> TASK BRIEF: Skipping all pictures, set down the lines of the listing from the first through the one with "wavenumber = np.arange(170, 1261, 10)".

> SOURCE MATERIAL:
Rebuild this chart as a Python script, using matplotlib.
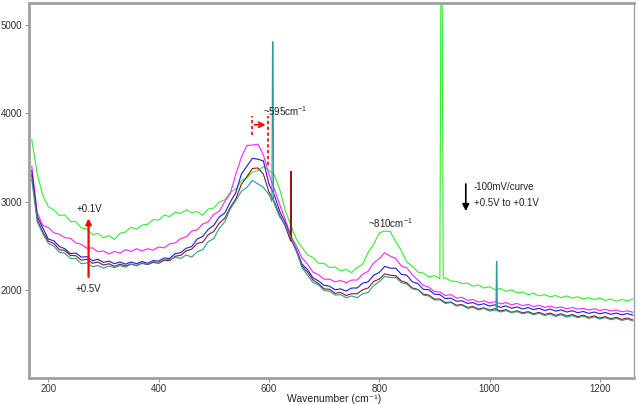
import numpy as np
import matplotlib
matplotlib.use("Agg")
import matplotlib.pyplot as plt

plt.rcParams['font.family'] = ['Liberation Sans', 'DejaVu Sans']
plt.rcParams['mathtext.fontset'] = 'custom'
plt.rcParams['mathtext.rm'] = 'Liberation Sans'
plt.rcParams['mathtext.it'] = 'Liberation Sans'

# wavenumber grid (cm^-1), 170..1260 step 10
wavenumber = np.arange(170, 1261, 10)

green_01V = [
    3700, 3310, 3070, 2940, 2905, 2840, 2850, 2775, 2770, 2700,
    2690, 2625, 2640, 2590, 2615, 2570, 2640, 2655, 2710, 2685,
    2735, 2740, 2795, 2790, 2845, 2830, 2880, 2865, 2905, 2875,
    2885, 2845, 2915, 2925, 2995, 3020, 3105, 3140, 3235, 3270,
    3335, 3350, 3395, 3355, 3300, 3130, 2890, 2730, 2570, 2480,
    2395, 2365, 2300, 2300, 2250, 2260, 2215, 2230, 2195, 2255,
    2290, 2425, 2515, 2645, 2665, 2660, 2545, 2445, 2315, 2270,
    2200, 2190, 2145, 2160, 2125, 2135, 2100, 2095, 2070, 2075,
    2040, 2055, 2020, 2035, 2000, 2015, 1980, 2000, 1965, 1975,
    1945, 1960, 1930, 1945, 1920, 1935, 1910, 1930, 1905, 1920,
    1895, 1910, 1890, 1905, 1880, 1895, 1870, 1890, 1875, 1895]

magenta_02V = [
    3400, 2870, 2730, 2705, 2645, 2630, 2590, 2585, 2530, 2515,
    2470, 2475, 2430, 2440, 2405, 2435, 2415, 2455, 2435, 2465,
    2440, 2465, 2450, 2485, 2475, 2520, 2530, 2580, 2600, 2665,
    2680, 2745, 2770, 2855, 2890, 3000, 3090, 3310, 3500, 3635,
    3640, 3650, 3530, 3310, 3140, 2960, 2790, 2610, 2495, 2360,
    2290, 2200, 2170, 2120, 2120, 2090, 2105, 2080, 2110, 2110,
    2175, 2210, 2305, 2350, 2420, 2380, 2355, 2270, 2250, 2170,
    2110, 2050, 2030, 1980, 1975, 1935, 1945, 1905, 1915, 1880,
    1890, 1860, 1875, 1850, 1865, 1840, 1855, 1830, 1845, 1820,
    1835, 1810, 1825, 1800, 1815, 1795, 1805, 1785, 1800, 1780,
    1790, 1770, 1785, 1765, 1778, 1760, 1770, 1750, 1762, 1745]

blue_03V = [
    3350, 2830, 2700, 2575, 2555, 2490, 2465, 2410, 2415, 2370,
    2375, 2330, 2345, 2310, 2325, 2295, 2315, 2290, 2315, 2295,
    2320, 2300, 2330, 2325, 2360, 2355, 2410, 2420, 2470, 2490,
    2575, 2605, 2685, 2730, 2825, 2870, 2995, 3100, 3310, 3400,
    3490, 3480, 3460, 3200, 3070, 2885, 2755, 2585, 2455, 2290,
    2230, 2135, 2100, 2050, 2040, 2000, 2010, 1985, 2020, 2020,
    2075, 2090, 2165, 2195, 2265, 2245, 2245, 2175, 2165, 2090,
    2070, 2005, 2000, 1950, 1945, 1900, 1905, 1870, 1875, 1845,
    1855, 1828, 1842, 1815, 1830, 1800, 1818, 1790, 1805, 1782,
    1798, 1775, 1790, 1765, 1782, 1758, 1772, 1748, 1762, 1740,
    1754, 1732, 1748, 1728, 1742, 1722, 1736, 1716, 1730, 1712]

brown_04V = [
    3300, 2790, 2655, 2550, 2525, 2455, 2445, 2390, 2385, 2335,
    2345, 2300, 2315, 2280, 2295, 2265, 2290, 2270, 2292, 2275,
    2300, 2285, 2310, 2300, 2335, 2330, 2380, 2390, 2440, 2460,
    2525, 2540, 2625, 2660, 2755, 2810, 2935, 3030, 3195, 3280,
    3375, 3380, 3310, 3110, 2995, 2840, 2715, 2550, 2435, 2270,
    2200, 2110, 2070, 2010, 2005, 1960, 1970, 1935, 1955, 1955,
    2000, 2020, 2095, 2120, 2180, 2165, 2160, 2100, 2080, 2020,
    2005, 1950, 1940, 1895, 1895, 1855, 1862, 1825, 1832, 1800,
    1810, 1782, 1795, 1770, 1785, 1760, 1775, 1745, 1762, 1738,
    1752, 1728, 1744, 1720, 1736, 1710, 1728, 1702, 1720, 1695,
    1712, 1688, 1704, 1680, 1696, 1672, 1688, 1664, 1680, 1658]

teal_05V = [
    3250, 2770, 2635, 2525, 2495, 2425, 2415, 2355, 2355, 2295,
    2305, 2260, 2275, 2245, 2270, 2250, 2275, 2255, 2290, 2270,
    2305, 2290, 2320, 2315, 2350, 2340, 2370, 2355, 2395, 2370,
    2430, 2455, 2545, 2580, 2695, 2770, 2915, 3010, 3115, 3160,
    3240, 3200, 3160, 3080, 2970, 2820, 2735, 2590, 2445, 2250,
    2165, 2080, 2055, 1990, 1985, 1940, 1945, 1910, 1930, 1910,
    1955, 1970, 2050, 2090, 2150, 2140, 2140, 2080, 2065, 2010,
    2000, 1940, 1930, 1885, 1885, 1845, 1855, 1815, 1825, 1790,
    1800, 1772, 1788, 1758, 1772, 1748, 1764, 1740, 1752, 1728,
    1742, 1718, 1734, 1708, 1724, 1698, 1716, 1690, 1706, 1684,
    1700, 1676, 1692, 1668, 1684, 1660, 1676, 1652, 1668, 1646]

# narrow spikes: (series, position, base, top, half width)
spike_series = ['teal', 'brown', 'green', 'teal']
spike_pos = [607, 640, 913, 1013]
spike_base = [3000, 2560, 2130, 1762]
spike_top = [4810, 3340, 6000, 2320]
spike_hw = [1.5, 1.0, 3.0, 1.2]

series = {
    'teal': (teal_05V, '#2a9a9a'),
    'brown': (brown_04V, '#8b1a1a'),
    'blue': (blue_03V, '#1a1ae0'),
    'magenta': (magenta_02V, '#ff22ff'),
    'green': (green_01V, '#33ee33'),
}

fig = plt.figure(figsize=(6.38, 4.04), dpi=100)
ax = fig.add_axes([29/638, 1-378/404, (634-29)/638, (378-3)/404])

for name in ['green', 'magenta', 'blue', 'brown', 'teal']:
    vals, col = series[name]
    x = list(wavenumber.astype(float))
    y = list(vals)
    for s, p, b, t, hw in zip(spike_series, spike_pos, spike_base, spike_top, spike_hw):
        if s == name:
            x += [p - hw, p - hw * 0.3, p + hw * 0.3, p + hw]
            y += [b, t, t, b]
    order = np.argsort(x, kind='stable')
    ax.plot(np.array(x)[order], np.array(y)[order], color=col, lw=0.8)

ax.set_xlim(165, 1262)
ax.set_ylim(1000, 5250)
ax.set_xticks([200, 400, 600, 800, 1000, 1200])
ax.set_yticks([2000, 3000, 4000, 5000])
ax.tick_params(labelsize=7, colors='#999999', labelcolor='#333333', length=3, width=0.8, direction='out', pad=2)
ax.tick_params(axis='x', pad=1.5)
for side, sp in ax.spines.items():
    sp.set_color('#a0a0a0')
    sp.set_linewidth(2.0 if side != 'right' else 1.0)

fs = 7
# ~595 annotation
ax.text(590, 4030, '~595cm$^{-1}$', fontsize=fs, color='#222222', va='center', ha='left')
ax.plot([569, 569], [3756, 3971], color='red', ls=(0, (2, 1.5)), lw=1.2)
ax.plot([598, 598], [3416, 3971], color='red', ls=(0, (2, 1.5)), lw=1.2)
ax.annotate('', xy=(599, 3870), xytext=(569, 3870),
            arrowprops=dict(arrowstyle='->', color='red', lw=1.3, mutation_scale=9))

# red vertical arrow
ax.annotate('', xy=(273, 2840), xytext=(273, 2113),
            arrowprops=dict(arrowstyle='-|>', color='red', lw=1.6, mutation_scale=8))
ax.text(275, 2915, '+0.1V', fontsize=fs, color='#222222', ha='center', va='center')
ax.text(273, 2010, '+0.5V', fontsize=fs, color='#222222', ha='center', va='center')

# ~810
ax.text(820, 2760, '~810cm$^{-1}$', fontsize=fs, color='#222222', ha='center', va='center')

# black arrow and notes
ax.annotate('', xy=(957, 2860), xytext=(957, 3230),
            arrowprops=dict(arrowstyle='-|>', color='black', lw=1.2, mutation_scale=10))
ax.text(971, 3167, '-100mV/curve', fontsize=fs, color='#222222', ha='left', va='center')
ax.text(971, 2985, '+0.5V to +0.1V', fontsize=fs, color='#222222', ha='left', va='center')

fig.text(334/638, 0.0, 'Wavenumber (cm\u207b\u00b9)', fontsize=7.5, color='#222222',
         ha='center', va='bottom', family=['Liberation Sans', 'DejaVu Sans'])

fig.savefig('out.png', dpi=100)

> THE RESULT:
Rebuild this chart as a Python script, using matplotlib.
import numpy as np
import matplotlib
matplotlib.use("Agg")
import matplotlib.pyplot as plt

plt.rcParams['font.family'] = ['Liberation Sans', 'DejaVu Sans']
plt.rcParams['mathtext.fontset'] = 'custom'
plt.rcParams['mathtext.rm'] = 'Liberation Sans'
plt.rcParams['mathtext.it'] = 'Liberation Sans'

# wavenumber grid (cm^-1), 170..1260 step 10
wavenumber = np.arange(170, 1261, 10)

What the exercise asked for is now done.